** Begin Data for this task **

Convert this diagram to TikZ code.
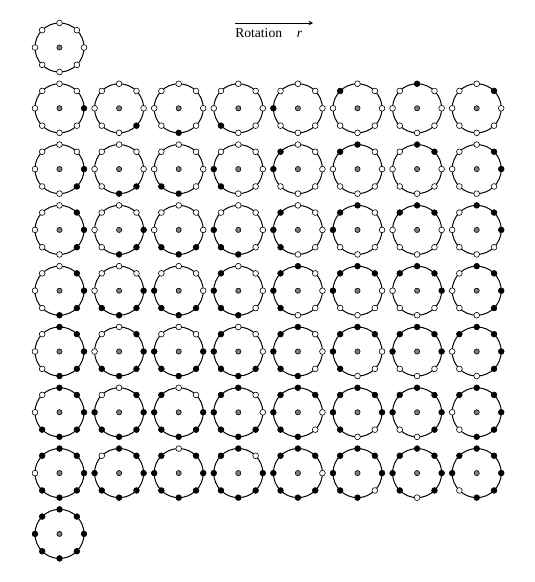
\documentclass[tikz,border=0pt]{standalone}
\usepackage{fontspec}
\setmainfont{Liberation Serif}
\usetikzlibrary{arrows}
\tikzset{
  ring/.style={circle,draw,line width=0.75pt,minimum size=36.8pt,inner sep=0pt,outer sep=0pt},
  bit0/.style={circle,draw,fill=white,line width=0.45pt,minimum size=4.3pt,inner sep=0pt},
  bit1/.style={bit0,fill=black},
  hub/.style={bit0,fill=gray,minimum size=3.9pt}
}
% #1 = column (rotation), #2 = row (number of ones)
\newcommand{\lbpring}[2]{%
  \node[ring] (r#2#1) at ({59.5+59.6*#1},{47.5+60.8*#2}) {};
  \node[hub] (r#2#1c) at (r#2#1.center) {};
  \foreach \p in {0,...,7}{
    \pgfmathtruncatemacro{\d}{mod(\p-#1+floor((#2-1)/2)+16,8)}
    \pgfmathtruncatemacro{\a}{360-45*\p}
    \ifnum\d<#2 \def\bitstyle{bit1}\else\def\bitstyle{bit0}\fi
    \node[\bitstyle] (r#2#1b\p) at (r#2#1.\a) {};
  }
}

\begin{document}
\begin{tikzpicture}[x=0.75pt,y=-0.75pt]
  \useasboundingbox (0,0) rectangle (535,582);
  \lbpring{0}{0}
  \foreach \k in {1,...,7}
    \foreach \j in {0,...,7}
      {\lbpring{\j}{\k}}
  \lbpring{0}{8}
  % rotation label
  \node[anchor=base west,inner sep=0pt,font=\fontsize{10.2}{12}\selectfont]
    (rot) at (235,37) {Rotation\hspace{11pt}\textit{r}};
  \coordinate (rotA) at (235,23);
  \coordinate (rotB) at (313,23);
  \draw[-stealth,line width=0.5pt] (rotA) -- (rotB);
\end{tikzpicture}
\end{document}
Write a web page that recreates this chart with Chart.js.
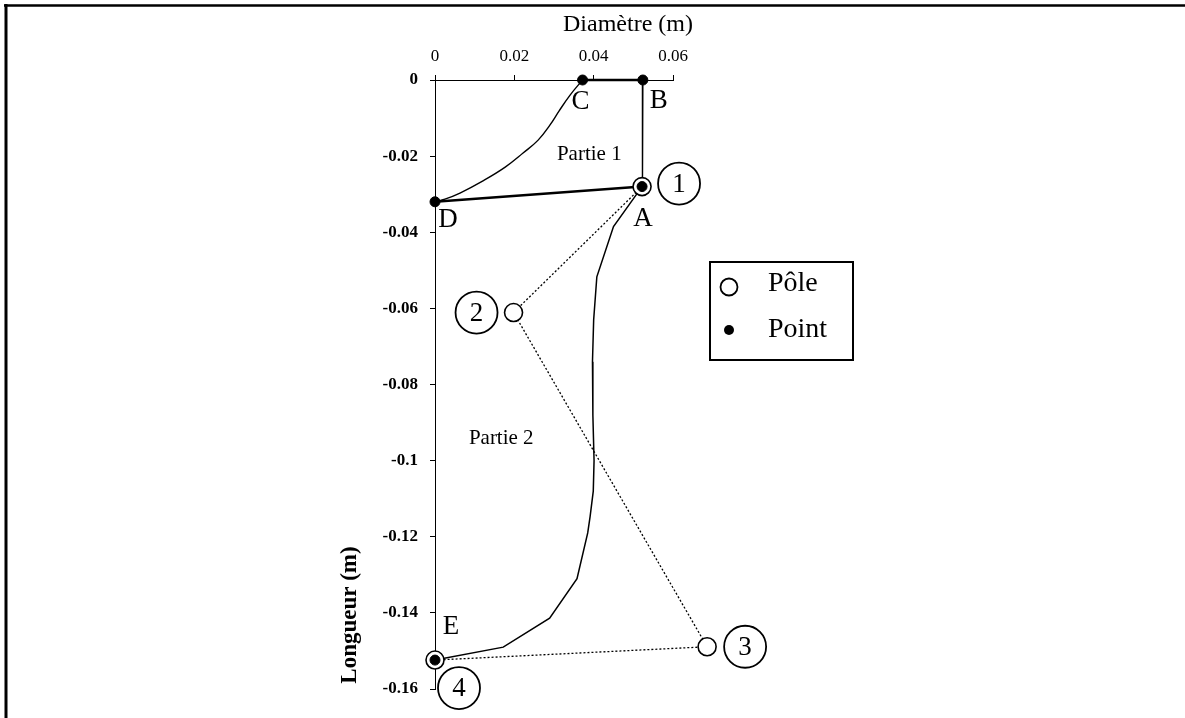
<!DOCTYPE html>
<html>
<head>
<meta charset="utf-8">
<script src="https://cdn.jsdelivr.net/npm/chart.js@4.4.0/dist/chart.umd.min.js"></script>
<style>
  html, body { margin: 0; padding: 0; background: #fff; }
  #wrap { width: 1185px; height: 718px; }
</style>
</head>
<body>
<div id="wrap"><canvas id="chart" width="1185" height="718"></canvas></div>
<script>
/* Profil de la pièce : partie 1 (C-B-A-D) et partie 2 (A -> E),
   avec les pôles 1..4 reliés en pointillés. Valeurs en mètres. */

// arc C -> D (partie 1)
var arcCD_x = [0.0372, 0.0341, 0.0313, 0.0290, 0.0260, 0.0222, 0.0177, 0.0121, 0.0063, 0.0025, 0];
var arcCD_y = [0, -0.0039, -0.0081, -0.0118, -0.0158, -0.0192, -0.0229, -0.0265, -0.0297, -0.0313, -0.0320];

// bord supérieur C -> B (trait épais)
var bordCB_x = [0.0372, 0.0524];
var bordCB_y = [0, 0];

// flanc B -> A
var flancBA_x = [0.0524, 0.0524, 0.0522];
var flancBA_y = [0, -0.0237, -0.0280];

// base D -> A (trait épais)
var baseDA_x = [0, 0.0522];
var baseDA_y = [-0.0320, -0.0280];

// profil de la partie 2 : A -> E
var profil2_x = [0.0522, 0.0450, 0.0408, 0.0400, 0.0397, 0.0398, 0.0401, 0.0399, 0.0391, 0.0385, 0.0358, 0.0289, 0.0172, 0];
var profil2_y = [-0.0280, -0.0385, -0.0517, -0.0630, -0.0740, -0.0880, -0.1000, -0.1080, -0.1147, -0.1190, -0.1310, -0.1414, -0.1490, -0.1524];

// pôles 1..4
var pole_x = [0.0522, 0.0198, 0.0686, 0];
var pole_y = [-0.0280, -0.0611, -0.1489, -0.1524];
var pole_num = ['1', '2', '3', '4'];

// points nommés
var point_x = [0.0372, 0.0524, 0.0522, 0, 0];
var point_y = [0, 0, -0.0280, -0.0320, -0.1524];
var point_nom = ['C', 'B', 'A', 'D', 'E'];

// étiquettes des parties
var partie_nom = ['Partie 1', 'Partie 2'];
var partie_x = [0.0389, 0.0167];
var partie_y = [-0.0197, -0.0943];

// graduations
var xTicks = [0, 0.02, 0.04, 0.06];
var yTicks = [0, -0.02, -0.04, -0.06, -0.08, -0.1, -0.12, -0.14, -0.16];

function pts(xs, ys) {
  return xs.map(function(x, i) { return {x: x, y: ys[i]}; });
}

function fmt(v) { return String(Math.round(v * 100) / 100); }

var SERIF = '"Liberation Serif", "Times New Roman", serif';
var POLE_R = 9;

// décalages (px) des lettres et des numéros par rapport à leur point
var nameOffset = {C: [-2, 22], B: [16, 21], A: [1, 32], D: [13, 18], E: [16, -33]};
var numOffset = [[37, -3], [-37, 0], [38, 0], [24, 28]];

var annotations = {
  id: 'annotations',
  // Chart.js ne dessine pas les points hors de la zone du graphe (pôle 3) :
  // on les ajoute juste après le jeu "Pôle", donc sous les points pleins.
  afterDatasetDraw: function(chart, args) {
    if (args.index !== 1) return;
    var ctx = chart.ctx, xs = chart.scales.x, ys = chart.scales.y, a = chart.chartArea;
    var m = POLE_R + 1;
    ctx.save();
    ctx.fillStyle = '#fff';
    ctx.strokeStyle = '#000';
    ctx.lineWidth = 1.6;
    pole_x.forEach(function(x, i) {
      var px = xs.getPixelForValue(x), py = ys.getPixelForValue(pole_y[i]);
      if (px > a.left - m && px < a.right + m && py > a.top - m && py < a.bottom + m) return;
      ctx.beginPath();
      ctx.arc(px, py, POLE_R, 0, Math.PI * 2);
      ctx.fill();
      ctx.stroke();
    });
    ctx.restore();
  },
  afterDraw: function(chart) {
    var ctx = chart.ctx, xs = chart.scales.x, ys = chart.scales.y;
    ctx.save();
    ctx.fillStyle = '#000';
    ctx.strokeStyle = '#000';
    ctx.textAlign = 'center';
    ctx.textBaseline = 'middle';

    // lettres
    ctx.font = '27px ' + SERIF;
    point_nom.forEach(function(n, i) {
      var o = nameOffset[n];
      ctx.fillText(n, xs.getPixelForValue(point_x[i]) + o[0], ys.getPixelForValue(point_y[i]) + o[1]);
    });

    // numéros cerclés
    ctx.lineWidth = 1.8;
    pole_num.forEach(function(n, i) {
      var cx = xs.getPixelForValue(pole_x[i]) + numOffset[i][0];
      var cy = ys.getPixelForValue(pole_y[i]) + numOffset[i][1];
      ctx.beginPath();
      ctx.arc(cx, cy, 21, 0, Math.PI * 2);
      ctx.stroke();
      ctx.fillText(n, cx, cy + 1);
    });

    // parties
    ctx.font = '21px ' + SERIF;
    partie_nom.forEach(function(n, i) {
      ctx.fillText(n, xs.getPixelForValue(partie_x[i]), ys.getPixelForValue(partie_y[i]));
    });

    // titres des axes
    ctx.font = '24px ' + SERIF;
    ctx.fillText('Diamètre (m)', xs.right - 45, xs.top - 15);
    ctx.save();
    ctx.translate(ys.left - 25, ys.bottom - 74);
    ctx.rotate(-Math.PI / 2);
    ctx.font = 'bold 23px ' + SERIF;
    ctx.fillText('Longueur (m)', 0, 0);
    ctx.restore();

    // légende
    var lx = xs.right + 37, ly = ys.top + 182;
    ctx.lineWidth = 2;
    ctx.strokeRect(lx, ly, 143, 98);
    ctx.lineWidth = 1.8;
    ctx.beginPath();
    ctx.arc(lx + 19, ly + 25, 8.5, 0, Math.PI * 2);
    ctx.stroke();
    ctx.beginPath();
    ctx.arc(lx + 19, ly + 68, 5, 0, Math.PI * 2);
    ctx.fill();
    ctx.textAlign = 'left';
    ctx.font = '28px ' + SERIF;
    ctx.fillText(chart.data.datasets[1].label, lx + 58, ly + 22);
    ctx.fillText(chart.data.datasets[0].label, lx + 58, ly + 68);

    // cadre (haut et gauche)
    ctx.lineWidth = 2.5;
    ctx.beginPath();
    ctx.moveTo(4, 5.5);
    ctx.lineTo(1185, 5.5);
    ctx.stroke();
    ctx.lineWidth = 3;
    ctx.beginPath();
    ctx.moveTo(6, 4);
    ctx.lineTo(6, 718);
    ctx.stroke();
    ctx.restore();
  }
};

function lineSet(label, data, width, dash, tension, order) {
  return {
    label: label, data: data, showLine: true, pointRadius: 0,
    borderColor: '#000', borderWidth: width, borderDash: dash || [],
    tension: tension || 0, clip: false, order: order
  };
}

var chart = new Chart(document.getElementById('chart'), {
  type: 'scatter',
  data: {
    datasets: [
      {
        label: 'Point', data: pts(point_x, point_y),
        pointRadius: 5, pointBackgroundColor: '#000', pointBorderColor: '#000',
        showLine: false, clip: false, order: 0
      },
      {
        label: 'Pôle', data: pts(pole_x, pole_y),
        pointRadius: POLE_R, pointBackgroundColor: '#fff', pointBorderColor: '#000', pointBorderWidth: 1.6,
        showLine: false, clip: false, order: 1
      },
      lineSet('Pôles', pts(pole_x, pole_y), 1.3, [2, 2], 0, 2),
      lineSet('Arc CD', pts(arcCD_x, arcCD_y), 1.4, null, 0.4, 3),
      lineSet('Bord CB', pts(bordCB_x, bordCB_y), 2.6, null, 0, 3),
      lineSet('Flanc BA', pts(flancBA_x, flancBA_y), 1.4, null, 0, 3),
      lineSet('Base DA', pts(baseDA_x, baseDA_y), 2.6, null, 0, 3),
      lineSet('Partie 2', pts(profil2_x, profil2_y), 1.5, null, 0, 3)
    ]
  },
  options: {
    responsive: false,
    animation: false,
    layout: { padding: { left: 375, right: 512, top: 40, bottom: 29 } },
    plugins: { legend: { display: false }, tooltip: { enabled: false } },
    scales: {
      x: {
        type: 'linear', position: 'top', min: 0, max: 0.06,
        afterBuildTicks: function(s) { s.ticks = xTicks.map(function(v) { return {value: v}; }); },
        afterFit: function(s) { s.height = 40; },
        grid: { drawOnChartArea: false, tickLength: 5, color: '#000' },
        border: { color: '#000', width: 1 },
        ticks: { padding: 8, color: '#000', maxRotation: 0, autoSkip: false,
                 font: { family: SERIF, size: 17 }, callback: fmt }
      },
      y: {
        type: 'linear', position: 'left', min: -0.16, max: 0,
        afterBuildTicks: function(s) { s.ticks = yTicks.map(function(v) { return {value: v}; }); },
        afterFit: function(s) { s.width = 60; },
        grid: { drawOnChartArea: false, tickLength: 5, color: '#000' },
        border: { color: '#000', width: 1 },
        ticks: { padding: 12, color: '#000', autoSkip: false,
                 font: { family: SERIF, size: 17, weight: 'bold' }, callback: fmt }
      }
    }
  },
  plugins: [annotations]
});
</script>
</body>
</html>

** End Data for this task **

Do not include pictures. Give again exactly the lines starting at the one with "Write a web" and ending at the one with "var baseDA_y = [-0.0320, -0.0280];", both included.

Write a web page that recreates this chart with Chart.js.
<!DOCTYPE html>
<html>
<head>
<meta charset="utf-8">
<script src="https://cdn.jsdelivr.net/npm/chart.js@4.4.0/dist/chart.umd.min.js"></script>
<style>
  html, body { margin: 0; padding: 0; background: #fff; }
  #wrap { width: 1185px; height: 718px; }
</style>
</head>
<body>
<div id="wrap"><canvas id="chart" width="1185" height="718"></canvas></div>
<script>
/* Profil de la pièce : partie 1 (C-B-A-D) et partie 2 (A -> E),
   avec les pôles 1..4 reliés en pointillés. Valeurs en mètres. */

// arc C -> D (partie 1)
var arcCD_x = [0.0372, 0.0341, 0.0313, 0.0290, 0.0260, 0.0222, 0.0177, 0.0121, 0.0063, 0.0025, 0];
var arcCD_y = [0, -0.0039, -0.0081, -0.0118, -0.0158, -0.0192, -0.0229, -0.0265, -0.0297, -0.0313, -0.0320];

// bord supérieur C -> B (trait épais)
var bordCB_x = [0.0372, 0.0524];
var bordCB_y = [0, 0];

// flanc B -> A
var flancBA_x = [0.0524, 0.0524, 0.0522];
var flancBA_y = [0, -0.0237, -0.0280];

// base D -> A (trait épais)
var baseDA_x = [0, 0.0522];
var baseDA_y = [-0.0320, -0.0280];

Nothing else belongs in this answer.